BEGIN Data records

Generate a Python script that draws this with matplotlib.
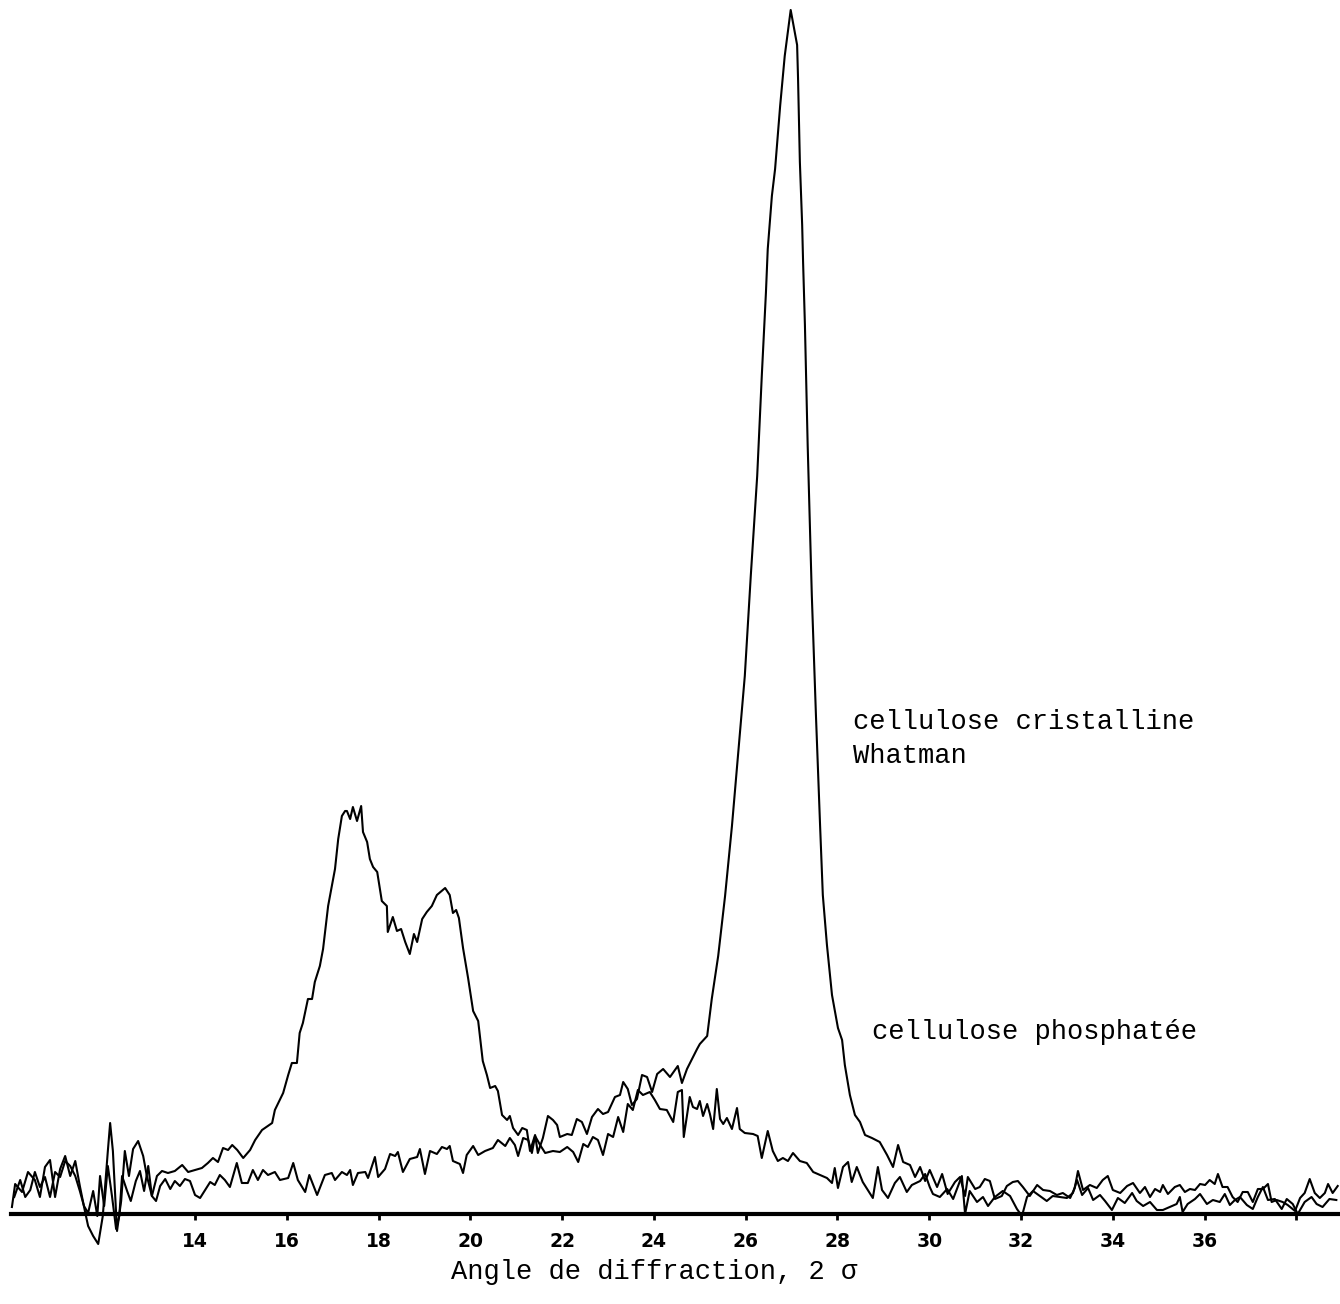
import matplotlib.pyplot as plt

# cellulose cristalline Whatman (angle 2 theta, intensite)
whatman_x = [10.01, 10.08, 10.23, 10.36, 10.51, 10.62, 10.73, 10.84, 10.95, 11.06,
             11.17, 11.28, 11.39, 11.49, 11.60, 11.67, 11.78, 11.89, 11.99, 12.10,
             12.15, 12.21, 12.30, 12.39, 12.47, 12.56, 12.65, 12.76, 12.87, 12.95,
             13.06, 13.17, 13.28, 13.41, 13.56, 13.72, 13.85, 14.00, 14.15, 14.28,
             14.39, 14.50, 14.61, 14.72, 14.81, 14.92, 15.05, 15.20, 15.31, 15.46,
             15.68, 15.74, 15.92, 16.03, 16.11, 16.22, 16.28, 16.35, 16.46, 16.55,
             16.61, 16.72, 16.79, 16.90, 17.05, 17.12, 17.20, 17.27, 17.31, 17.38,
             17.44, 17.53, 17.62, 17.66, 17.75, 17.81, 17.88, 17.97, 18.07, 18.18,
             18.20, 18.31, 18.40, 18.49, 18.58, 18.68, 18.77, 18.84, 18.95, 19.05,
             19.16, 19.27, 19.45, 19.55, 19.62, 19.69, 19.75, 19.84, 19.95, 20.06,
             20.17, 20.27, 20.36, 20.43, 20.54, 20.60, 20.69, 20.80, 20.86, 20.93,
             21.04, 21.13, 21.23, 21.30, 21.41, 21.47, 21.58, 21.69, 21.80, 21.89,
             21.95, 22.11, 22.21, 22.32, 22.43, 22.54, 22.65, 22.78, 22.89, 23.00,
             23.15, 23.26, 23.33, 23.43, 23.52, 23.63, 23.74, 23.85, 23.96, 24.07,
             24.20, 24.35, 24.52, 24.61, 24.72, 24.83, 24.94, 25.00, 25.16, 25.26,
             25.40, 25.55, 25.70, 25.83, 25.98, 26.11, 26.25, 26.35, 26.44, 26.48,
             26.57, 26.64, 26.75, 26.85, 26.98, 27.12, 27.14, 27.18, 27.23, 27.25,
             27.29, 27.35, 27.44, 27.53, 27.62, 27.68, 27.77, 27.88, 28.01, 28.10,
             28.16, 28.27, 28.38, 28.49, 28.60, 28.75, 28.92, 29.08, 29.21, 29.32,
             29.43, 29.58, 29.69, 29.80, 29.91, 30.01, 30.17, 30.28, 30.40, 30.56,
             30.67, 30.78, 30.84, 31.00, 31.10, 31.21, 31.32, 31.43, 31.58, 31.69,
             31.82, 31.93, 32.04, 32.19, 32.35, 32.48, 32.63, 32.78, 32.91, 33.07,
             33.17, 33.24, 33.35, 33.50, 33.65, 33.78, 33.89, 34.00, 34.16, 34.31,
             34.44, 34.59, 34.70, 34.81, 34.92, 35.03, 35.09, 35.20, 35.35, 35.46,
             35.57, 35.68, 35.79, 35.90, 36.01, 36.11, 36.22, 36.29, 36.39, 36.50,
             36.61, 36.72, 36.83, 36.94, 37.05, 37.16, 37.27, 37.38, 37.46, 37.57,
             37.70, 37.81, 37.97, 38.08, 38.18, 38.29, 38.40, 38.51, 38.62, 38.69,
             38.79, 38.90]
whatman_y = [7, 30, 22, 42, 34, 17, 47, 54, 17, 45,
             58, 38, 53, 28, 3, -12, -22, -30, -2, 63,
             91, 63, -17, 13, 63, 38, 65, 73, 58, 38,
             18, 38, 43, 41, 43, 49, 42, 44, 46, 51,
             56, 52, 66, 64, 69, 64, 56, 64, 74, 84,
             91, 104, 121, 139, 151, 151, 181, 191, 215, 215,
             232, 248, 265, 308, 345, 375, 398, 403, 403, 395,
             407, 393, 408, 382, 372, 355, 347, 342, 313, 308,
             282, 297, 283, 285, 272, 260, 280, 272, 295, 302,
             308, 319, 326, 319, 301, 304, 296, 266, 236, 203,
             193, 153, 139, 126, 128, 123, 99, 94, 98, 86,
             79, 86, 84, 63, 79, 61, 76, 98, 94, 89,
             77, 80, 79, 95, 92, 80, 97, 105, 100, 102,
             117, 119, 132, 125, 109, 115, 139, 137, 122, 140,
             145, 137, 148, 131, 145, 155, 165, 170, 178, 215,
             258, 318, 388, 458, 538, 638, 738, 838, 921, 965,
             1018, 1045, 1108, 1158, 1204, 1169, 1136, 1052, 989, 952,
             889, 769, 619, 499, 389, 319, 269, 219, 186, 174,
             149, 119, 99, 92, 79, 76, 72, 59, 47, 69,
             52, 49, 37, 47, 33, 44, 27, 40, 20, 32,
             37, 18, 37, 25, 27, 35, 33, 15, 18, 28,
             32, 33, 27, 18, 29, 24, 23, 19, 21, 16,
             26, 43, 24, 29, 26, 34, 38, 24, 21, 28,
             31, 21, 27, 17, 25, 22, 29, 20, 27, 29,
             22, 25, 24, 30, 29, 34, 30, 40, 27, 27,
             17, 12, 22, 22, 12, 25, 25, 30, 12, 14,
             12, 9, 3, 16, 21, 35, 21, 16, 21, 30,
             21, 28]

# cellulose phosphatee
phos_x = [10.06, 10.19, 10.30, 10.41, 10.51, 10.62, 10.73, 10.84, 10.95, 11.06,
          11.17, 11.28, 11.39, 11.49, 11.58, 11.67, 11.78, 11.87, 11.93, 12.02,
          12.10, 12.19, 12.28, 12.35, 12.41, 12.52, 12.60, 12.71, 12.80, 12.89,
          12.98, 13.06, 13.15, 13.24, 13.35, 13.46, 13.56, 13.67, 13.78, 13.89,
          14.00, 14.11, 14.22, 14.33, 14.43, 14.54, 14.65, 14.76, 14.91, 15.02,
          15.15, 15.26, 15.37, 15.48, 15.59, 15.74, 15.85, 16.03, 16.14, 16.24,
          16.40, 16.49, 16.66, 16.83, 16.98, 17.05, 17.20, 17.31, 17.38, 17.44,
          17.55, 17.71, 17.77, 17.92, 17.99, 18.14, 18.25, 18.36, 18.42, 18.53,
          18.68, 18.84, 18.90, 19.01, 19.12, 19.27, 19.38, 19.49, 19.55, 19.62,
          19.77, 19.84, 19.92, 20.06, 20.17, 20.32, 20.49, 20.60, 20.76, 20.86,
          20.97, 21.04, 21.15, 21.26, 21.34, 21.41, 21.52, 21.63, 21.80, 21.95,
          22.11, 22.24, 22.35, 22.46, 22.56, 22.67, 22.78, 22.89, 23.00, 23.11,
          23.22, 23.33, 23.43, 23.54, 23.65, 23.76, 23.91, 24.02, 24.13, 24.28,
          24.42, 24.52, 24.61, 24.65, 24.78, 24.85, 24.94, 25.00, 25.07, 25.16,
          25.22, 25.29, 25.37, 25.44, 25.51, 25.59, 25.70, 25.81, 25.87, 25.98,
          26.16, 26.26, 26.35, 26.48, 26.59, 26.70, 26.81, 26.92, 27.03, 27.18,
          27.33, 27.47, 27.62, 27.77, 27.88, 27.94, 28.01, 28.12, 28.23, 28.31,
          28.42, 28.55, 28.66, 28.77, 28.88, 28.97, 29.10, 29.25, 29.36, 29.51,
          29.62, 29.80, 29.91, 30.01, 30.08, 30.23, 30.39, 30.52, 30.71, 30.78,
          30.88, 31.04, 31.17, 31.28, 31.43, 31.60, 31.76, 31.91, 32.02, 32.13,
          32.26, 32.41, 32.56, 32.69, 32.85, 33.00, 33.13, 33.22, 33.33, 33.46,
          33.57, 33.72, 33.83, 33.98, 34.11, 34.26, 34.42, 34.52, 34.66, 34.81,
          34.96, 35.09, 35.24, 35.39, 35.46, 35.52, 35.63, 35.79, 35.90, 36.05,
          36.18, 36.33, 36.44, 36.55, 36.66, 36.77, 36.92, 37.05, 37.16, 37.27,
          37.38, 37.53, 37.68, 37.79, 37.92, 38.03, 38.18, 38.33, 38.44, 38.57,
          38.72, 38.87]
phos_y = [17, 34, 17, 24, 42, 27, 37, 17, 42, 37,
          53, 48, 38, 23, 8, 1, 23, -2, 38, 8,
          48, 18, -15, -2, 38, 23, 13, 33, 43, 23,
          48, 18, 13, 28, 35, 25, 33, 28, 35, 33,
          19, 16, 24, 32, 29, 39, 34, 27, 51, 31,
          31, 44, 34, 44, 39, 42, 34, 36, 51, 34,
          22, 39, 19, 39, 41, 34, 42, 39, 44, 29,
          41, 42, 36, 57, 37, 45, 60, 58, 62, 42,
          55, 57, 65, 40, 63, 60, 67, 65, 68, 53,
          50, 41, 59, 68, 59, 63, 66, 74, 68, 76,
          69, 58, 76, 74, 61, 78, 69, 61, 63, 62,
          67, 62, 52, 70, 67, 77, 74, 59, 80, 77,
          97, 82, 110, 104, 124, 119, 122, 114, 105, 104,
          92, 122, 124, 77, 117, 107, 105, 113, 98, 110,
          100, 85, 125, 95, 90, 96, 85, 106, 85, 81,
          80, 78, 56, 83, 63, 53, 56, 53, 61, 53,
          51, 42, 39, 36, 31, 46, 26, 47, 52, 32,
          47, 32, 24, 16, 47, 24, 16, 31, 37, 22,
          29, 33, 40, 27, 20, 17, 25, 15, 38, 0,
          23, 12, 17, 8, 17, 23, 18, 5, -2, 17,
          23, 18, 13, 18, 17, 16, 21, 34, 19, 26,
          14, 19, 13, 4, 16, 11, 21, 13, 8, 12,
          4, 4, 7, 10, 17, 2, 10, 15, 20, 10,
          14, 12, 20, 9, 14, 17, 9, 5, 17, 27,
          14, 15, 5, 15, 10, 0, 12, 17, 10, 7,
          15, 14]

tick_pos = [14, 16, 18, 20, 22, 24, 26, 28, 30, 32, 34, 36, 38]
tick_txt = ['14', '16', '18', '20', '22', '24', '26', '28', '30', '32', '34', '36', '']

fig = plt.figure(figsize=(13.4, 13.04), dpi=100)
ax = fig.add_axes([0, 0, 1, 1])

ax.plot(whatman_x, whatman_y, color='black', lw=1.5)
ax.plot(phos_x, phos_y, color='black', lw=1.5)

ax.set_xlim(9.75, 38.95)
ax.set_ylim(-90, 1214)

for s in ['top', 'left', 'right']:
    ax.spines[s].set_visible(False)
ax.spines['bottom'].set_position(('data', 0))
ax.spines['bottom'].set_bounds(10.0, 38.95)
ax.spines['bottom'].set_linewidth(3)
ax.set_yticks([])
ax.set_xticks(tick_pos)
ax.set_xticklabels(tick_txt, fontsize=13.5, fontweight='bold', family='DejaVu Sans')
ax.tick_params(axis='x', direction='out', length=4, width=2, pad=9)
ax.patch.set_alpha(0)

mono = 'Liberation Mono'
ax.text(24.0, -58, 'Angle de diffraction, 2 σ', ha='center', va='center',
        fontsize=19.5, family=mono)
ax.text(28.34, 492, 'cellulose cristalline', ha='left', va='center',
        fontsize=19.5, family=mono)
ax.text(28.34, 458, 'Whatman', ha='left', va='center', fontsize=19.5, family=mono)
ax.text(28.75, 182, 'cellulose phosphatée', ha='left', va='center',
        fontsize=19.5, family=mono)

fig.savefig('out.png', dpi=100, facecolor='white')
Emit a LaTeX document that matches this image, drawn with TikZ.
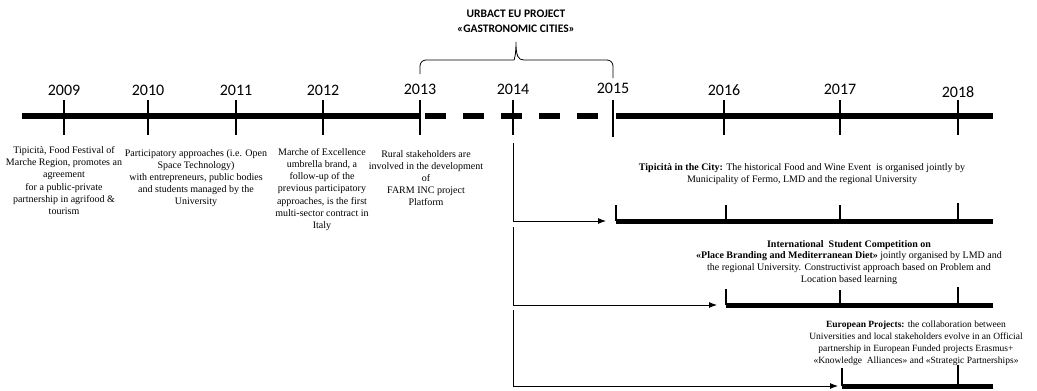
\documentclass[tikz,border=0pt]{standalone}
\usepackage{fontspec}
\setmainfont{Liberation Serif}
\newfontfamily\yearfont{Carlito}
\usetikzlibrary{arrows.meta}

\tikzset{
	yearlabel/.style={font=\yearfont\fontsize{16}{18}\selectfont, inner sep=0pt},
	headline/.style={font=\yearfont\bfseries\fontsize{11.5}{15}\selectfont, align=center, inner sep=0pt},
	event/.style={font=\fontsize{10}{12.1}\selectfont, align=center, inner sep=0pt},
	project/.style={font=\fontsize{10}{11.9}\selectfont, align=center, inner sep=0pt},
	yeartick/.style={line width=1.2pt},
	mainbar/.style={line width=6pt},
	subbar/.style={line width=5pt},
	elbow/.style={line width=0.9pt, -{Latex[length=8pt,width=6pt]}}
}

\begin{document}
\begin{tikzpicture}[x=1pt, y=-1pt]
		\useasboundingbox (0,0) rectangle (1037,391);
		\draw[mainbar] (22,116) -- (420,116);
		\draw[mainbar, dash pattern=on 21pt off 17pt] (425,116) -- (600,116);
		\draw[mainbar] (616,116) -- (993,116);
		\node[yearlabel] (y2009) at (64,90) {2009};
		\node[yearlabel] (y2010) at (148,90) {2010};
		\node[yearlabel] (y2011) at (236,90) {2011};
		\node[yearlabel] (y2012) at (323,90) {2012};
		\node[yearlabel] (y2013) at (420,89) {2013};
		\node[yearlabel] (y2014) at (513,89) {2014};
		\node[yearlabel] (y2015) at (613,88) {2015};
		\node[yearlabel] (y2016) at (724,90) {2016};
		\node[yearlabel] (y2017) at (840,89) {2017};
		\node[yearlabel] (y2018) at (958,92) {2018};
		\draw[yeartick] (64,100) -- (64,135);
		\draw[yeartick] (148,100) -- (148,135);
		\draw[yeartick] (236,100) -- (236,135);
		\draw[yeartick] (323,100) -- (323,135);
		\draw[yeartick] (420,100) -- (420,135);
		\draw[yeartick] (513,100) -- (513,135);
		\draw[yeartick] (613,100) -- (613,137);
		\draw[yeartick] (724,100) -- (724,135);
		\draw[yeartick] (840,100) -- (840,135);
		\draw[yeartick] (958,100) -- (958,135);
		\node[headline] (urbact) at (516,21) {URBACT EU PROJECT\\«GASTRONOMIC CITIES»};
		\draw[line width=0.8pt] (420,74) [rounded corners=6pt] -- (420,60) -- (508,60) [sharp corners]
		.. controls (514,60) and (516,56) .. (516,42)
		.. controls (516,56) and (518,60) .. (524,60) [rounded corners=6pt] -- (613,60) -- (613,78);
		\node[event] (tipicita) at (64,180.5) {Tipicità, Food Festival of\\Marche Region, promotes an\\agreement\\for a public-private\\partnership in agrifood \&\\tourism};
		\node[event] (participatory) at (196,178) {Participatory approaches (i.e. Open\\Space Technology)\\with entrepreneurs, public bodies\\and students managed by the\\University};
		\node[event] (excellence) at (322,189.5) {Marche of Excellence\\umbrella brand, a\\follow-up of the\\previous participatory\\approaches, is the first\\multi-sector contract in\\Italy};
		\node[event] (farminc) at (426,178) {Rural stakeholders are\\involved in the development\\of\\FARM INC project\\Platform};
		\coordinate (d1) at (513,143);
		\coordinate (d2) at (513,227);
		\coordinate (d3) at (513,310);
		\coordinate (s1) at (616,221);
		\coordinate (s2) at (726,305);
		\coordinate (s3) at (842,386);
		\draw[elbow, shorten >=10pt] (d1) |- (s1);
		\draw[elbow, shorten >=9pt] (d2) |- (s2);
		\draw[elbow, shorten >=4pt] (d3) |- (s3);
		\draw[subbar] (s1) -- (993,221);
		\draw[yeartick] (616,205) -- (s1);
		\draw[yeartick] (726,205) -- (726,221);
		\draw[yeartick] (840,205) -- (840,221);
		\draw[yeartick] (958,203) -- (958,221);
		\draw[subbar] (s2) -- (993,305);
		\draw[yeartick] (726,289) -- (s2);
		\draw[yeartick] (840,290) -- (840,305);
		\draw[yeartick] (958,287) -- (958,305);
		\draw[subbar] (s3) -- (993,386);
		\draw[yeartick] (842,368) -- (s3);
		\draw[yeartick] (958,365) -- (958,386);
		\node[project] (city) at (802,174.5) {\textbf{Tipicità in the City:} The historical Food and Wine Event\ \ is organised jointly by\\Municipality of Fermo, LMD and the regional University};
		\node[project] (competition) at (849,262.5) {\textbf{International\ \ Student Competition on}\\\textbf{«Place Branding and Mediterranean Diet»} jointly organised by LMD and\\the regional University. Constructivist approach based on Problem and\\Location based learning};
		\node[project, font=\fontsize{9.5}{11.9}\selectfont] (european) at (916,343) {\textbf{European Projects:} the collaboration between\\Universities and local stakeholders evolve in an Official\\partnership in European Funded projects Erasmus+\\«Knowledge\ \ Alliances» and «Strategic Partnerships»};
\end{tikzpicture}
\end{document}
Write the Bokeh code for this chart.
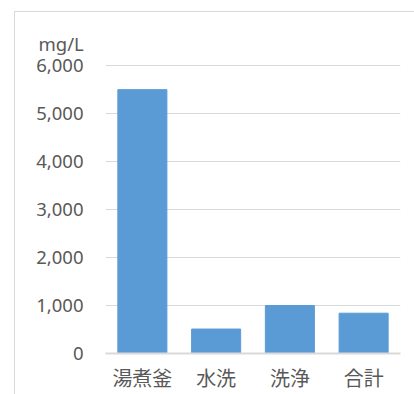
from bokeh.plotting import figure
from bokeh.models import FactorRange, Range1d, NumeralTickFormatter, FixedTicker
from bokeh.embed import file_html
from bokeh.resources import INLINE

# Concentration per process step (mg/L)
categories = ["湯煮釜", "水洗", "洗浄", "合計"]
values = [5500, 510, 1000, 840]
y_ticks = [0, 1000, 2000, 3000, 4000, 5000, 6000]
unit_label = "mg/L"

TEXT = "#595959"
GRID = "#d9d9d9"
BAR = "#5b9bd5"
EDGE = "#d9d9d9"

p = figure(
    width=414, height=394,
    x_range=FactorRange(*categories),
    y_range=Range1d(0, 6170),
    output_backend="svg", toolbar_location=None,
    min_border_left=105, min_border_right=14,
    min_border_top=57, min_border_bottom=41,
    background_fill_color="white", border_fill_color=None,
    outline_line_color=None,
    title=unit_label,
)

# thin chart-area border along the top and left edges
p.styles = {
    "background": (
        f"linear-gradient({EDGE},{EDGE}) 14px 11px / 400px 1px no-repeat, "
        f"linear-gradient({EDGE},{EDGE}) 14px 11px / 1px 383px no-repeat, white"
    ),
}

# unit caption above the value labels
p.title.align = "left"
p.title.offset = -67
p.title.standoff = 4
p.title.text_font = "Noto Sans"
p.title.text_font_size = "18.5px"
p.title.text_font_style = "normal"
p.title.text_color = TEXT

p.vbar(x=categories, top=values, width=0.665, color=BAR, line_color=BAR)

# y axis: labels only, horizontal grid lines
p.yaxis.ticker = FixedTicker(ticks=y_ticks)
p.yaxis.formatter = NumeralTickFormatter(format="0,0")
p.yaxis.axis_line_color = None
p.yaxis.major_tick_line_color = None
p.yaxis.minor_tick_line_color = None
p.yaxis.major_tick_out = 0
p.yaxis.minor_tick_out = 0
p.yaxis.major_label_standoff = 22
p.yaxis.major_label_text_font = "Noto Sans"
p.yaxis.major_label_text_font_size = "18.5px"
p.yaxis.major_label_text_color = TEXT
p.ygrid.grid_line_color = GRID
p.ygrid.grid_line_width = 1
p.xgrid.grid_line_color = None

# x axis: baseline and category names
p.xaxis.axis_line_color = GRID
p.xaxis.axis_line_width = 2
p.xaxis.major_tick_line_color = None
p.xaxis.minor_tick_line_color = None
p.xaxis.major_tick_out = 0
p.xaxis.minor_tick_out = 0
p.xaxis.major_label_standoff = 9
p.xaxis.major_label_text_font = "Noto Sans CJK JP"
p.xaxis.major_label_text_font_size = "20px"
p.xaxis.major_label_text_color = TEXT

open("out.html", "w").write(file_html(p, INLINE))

END Data records

- _Exercise objective_
Please restate the material above line by line, exactly, beginning at its first line and ending with the line that contains "import matplotlib.pyplot as plt", without any pictures.

- _Exercise output_
Generate a Python script that draws this with matplotlib.
import matplotlib.pyplot as plt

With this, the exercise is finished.